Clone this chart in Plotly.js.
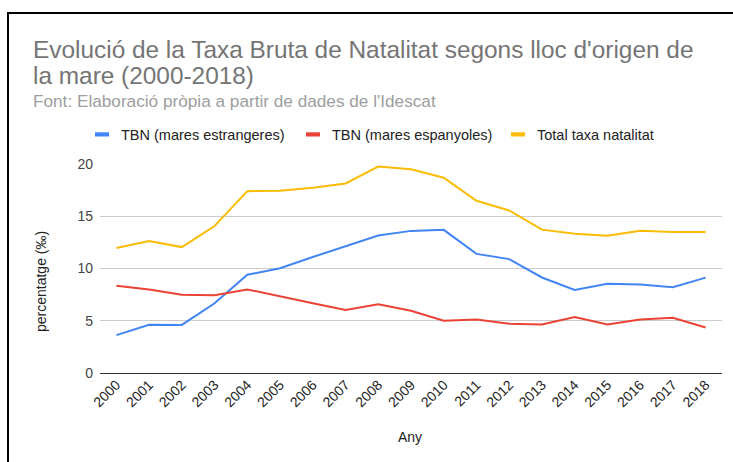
<!DOCTYPE html>
<html><head><meta charset="utf-8">
<script src="https://cdn.plot.ly/plotly-3.0.1.min.js"></script>
<style>
html,body{margin:0;padding:0;background:#fff;}
#wrap{position:relative;width:733px;height:462px;overflow:hidden;}
#chart{width:733px;height:462px;}
#frame{position:absolute;left:7px;top:12px;width:760px;height:480px;border-left:2px solid #000;border-top:2px solid #000;pointer-events:none;}
</style></head>
<body><div id="wrap"><div id="chart"></div><div id="frame"></div></div>
<script>
const years = ["2000","2001","2002","2003","2004","2005","2006","2007","2008","2009","2010","2011","2012","2013","2014","2015","2016","2017","2018"];
const tbnEstrangeres = [3.62,4.62,4.6,6.67,9.4,10.03,11.1,12.1,13.15,13.6,13.7,11.4,10.9,9.14,7.95,8.53,8.46,8.2,9.13];
const tbnEspanyoles = [8.34,7.98,7.5,7.44,8.0,7.37,6.67,6.03,6.57,5.96,5.0,5.13,4.71,4.65,5.36,4.65,5.13,5.29,4.36];
const totalTaxa = [11.96,12.63,12.05,14.07,17.4,17.43,17.73,18.14,19.75,19.49,18.69,16.48,15.55,13.72,13.33,13.14,13.62,13.5,13.5];
const seriesNames = ["TBN (mares estrangeres)","TBN (mares espanyoles)","Total taxa natalitat"];
const colors = ["#4285F4","#EA4335","#FBBC04"];
const yTicks = [0,5,10,15,20];

const L=100, R=722, T=164, B=373;
const px = x => (x-L)/(R-L);
const py = y => (B-y)/(B-T);

const data = [tbnEstrangeres, tbnEspanyoles, totalTaxa].map((v,i)=>({
  x: years, y: v, type:'scatter', mode:'lines', name: seriesNames[i],
  line:{color:colors[i], width:2}, showlegend:false, hoverinfo:'x+y'
}));

const font = '"Liberation Sans", Arial, sans-serif';
const annotations = [
  {text:"Evolució de la Taxa Bruta de Natalitat segons lloc d'origen de", xref:'paper', yref:'paper', x:px(31), y:py(49.5), xanchor:'left', yanchor:'middle', align:'left', showarrow:false, font:{family:font, size:24.4, color:'#757575'}},
  {text:"la mare (2000-2018)", xref:'paper', yref:'paper', x:px(31), y:py(75.5), xanchor:'left', yanchor:'middle', align:'left', showarrow:false, font:{family:font, size:24.4, color:'#757575'}},
  {text:"Font: Elaboració pròpia a partir de dades de l'Idescat", xref:'paper', yref:'paper', x:px(31), y:py(100.5), xanchor:'left', yanchor:'middle', align:'left', showarrow:false, font:{family:font, size:17.2, color:'#9e9e9e'}},
  {text:"percentatge (‰)", xref:'paper', yref:'paper', x:px(41), y:py(282), textangle:-90, xanchor:'center', yanchor:'middle', showarrow:false, font:{family:font, size:14, color:'#222'}},
  {text:"Any", xref:'paper', yref:'paper', x:px(410), y:py(436.8), xanchor:'center', yanchor:'middle', showarrow:false, font:{family:font, size:14, color:'#222'}}
];
const legendX = [[95,119],[306,330],[511,535]];
const shapes = [];
seriesNames.forEach((n,i)=>{
  shapes.push({type:'rect', xref:'paper', yref:'paper', x0:px(legendX[i][0]), x1:px(legendX[i][0]+14), y0:py(136.5), y1:py(132.3), fillcolor:colors[i], line:{width:0}});
  annotations.push({text:n, xref:'paper', yref:'paper', x:px(legendX[i][1]), y:py(135), xanchor:'left', yanchor:'middle', showarrow:false, font:{family:font, size:14.5, color:'#222'}});
});

const layout = {
  width:733, height:462,
  margin:{l:L, r:733-R, t:T, b:462-B, pad:0},
  paper_bgcolor:'#fff', plot_bgcolor:'#fff',
  showlegend:false,
  xaxis:{type:'category', range:[-0.5,18.5], tickangle:-45, showgrid:false, zeroline:false, showline:false, ticks:'', tickfont:{family:font, size:14, color:'#222'}, fixedrange:true},
  yaxis:{range:[0,20], tickvals:yTicks, ticktext:yTicks.map(String), showgrid:true, gridcolor:'#cccccc', gridwidth:1, zeroline:true, zerolinecolor:'#333', zerolinewidth:1, showline:false, ticks:'', ticklabelstandoff:6, tickfont:{family:font, size:14, color:'#444'}, fixedrange:true},
  annotations, shapes
};
Plotly.newPlot('chart', data, layout, {displayModeBar:false, staticPlot:true});
</script></body></html>
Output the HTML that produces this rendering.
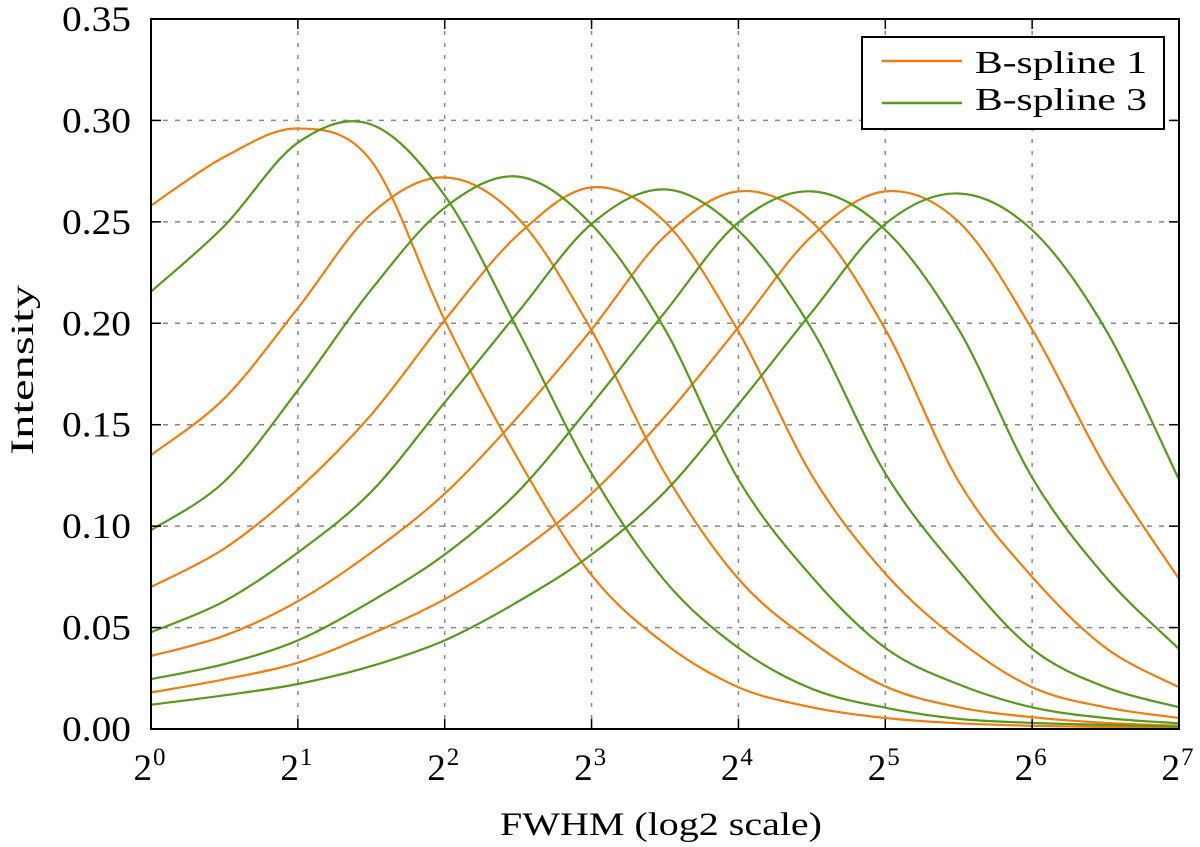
#####
*Exercise task:* Calculate how many lines of the material include the string "chart", and state that number by itself.

*Full response:* 4